Culture:

Museums & Galleries

Sunday, 19 December 2010

OK, it’s time to look back over the last year. Starting with Museums & Galleries. Reading through my diary for the past 12 months there sure were a lot of them! Some highlights:

Alexandria Library
▲  The Alexandria Library right on the Mediterranean Coast in Egypt. An interesting attempt to bring the greatest library of the ancient world back to life.

Bligh in Sydney◄  Statue of Captain William Bligh in Sydney

The Museum of Garden History in what was St Mary-at-Lambeth Church by the Thames in London. I was only there because you have to go through the museum (and then it feels like through the kitchen) to get to William Bligh’s tomb. I’ve had a long and ongoing interest in the controversial captain and his ship HMS Bounty, over the years I’ve dropped in on a long list of Bligh and Bounty locations. I’ve been to Tahiti (where he went to collect those damned breadfruits), to Bruny Island in Tasmania (where he stopped off with HMS Bounty en route to Tahiti), to Bligh Water in the Fiji Islands (where the mutiny took place), to Kupang on Timor in Indonesia (where Bligh ended up after his epic open-boat voyage), to Tubai Island (where the Bounty mutineers made a first attempt at finding a hideaway from British naval justice) and Pitcairn Island (where they finally ended up).  So going to pay my respects at his tomb was definitely on the list.

Candomble Figures
▲  In Salvador in Brazil the Museu Afro-Brasileiro with a wonderful series of wooden bas reliefs by the well respected local artist Carybé, inspired by the orixás, the assorted deities of Candomble.

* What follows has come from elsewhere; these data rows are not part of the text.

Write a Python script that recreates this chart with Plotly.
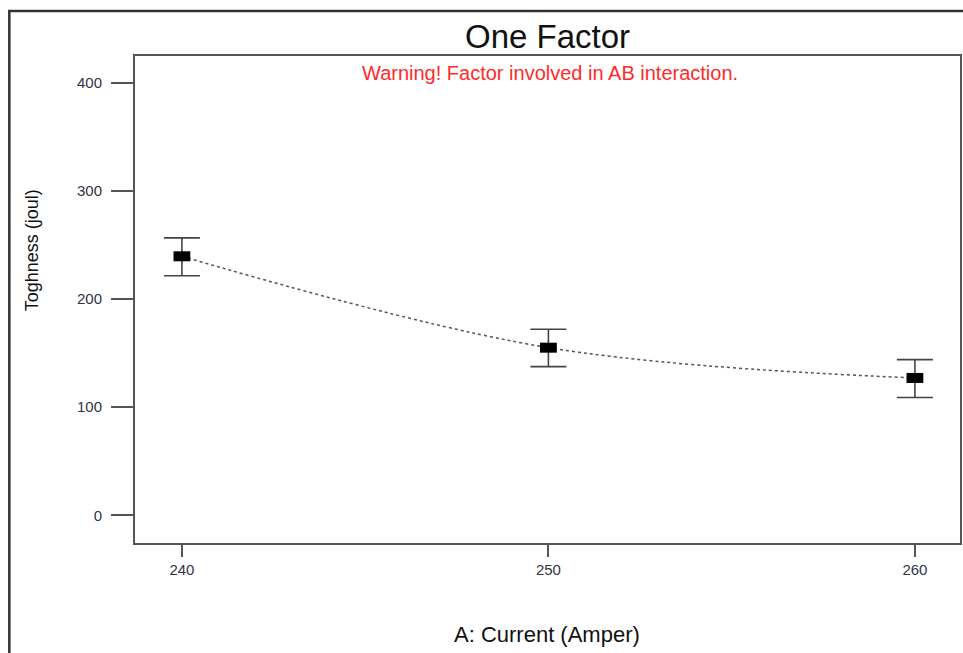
import plotly.graph_objects as go

# Data
current = [240, 250, 260]
toughness = [239.5, 155.0, 127.0]
err_upper = [256.5, 172.0, 144.0]
err_lower = [221.5, 137.5, 109.0]
x_ticks = [240, 250, 260]
y_ticks = [0, 100, 200, 300, 400]

err_plus = [u - m for u, m in zip(err_upper, toughness)]
err_minus = [m - l for m, l in zip(toughness, err_lower)]

W, H = 963, 653
L, T = 135, 56
R = W - 962
B = H - 543
pw, ph = W - L - R, H - T - B

def sx(px):
    return (px - L) / pw

def sy(py):
    return (H - B - py) / ph

fig = go.Figure()

# prediction line (dashed, smooth)
fig.add_trace(go.Scatter(
    x=current, y=toughness, mode="lines",
    line=dict(color="#555555", width=1.5, dash="3px,3px", shape="spline"),
    hoverinfo="skip", showlegend=False,
))

# error bars + rectangular markers
fig.add_trace(go.Scatter(
    x=current, y=toughness, mode="markers",
    marker=dict(symbol="line-ew", size=12, color="black",
                line=dict(color="black", width=10)),
    error_y=dict(type="data", symmetric=False, array=err_plus, arrayminus=err_minus,
                 color="#444444", thickness=1.6, width=18),
    showlegend=False,
))

font_family = "Liberation Sans, Arial, sans-serif"

fig.update_layout(
    width=W, height=H,
    margin=dict(l=L, r=R, t=T, b=B),
    paper_bgcolor="white", plot_bgcolor="white",
    font=dict(family=font_family, color="#222222"),
    showlegend=False,
)

fig.update_xaxes(
    range=[238.72, 261.23], tickvals=x_ticks, ticktext=[str(v) for v in x_ticks],
    showgrid=False, zeroline=False,
    showline=True, linecolor="#555555", linewidth=2, mirror=True,
    ticks="outside", ticklen=12, tickwidth=2, tickcolor="#555555",
    tickfont=dict(size=15, color="#333344"),
)
fig.update_yaxes(
    range=[-25.6, 424.7], tickvals=y_ticks, ticktext=[str(v) for v in y_ticks],
    showgrid=False, zeroline=False,
    showline=True, linecolor="#555555", linewidth=2, mirror=True,
    ticks="outside", ticklen=22, tickwidth=2, tickcolor="#555555",
    tickfont=dict(size=15, color="#333344"), ticklabelstandoff=6,
)

# title, warning, axis titles
fig.add_annotation(text="One Factor",
                   x=sx(548), y=sy(36), xref="paper", yref="paper",
                   showarrow=False, xanchor="center", yanchor="middle",
                   font=dict(size=33, color="#111111", family=font_family))
fig.add_annotation(text="Warning! Factor involved in AB interaction.",
                   x=sx(551), y=sy(73), xref="paper", yref="paper",
                   showarrow=False, xanchor="center", yanchor="middle",
                   font=dict(size=20, color="#ff2a2a", family=font_family))
fig.add_annotation(text="A: Current (Amper)",
                   x=sx(548), y=sy(634), xref="paper", yref="paper",
                   showarrow=False, xanchor="center", yanchor="middle",
                   font=dict(size=22, color="#111111", family=font_family))
fig.add_annotation(text="Toghness (joul)", textangle=-90,
                   x=sx(32), y=sy(250), xref="paper", yref="paper",
                   showarrow=False, xanchor="center", yanchor="middle",
                   font=dict(size=18, color="#111111", family=font_family))

# outer frame (left and top edges visible; right/bottom run off the picture)
fig.add_shape(type="rect", xref="paper", yref="paper",
              x0=sx(9), x1=sx(990),
              y0=sy(690), y1=sy(11),
              line=dict(color="#333333", width=2.5), fillcolor="rgba(0,0,0,0)",
              layer="above")

fig.write_html(
    "out.html",
    config={"displayModeBar": False},
    post_script="document.body.style.margin='0';document.body.style.overflow='hidden';",
)
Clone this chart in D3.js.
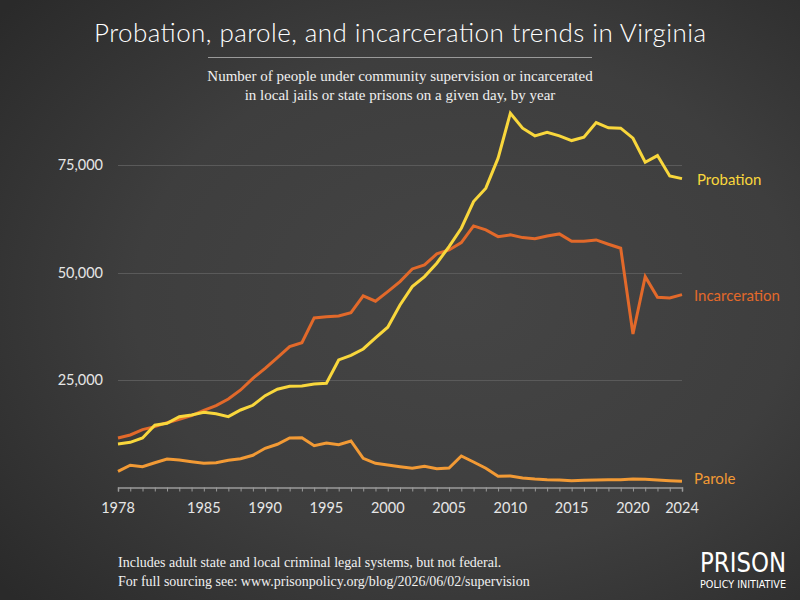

A host of museums and galleries in Bruges in Belgium. The Museum of Hong Kong History with interesting exhibits on the Opium Wars story and the Japanese occupation during WW II.

In Melbourne, Australia all sorts of exhibits including several at the wonderful Ian Potter Gallery (Rupert Bunny, an interesting Australian expat in Paris from the 1880s through to 1933), the  National Gallery of Victoria (Ron Mueck’s hyper-realistic and wildly out of scale human figures), the Melbourne Museum (the Titanic Exhibit and the opportunity to have a behind the scenes tour of some of the Aboriginal collection). I summarized some of the many exhibits we caught in London in On in London.

And there were a couple of interesting aviation museums, the Darwin Aviation Museum in Australia and the Shuttleworth collection in England. Both with connections to flying England-Australia in the years between the wars. We made an interesting multi-stop flight from England to Australia in October.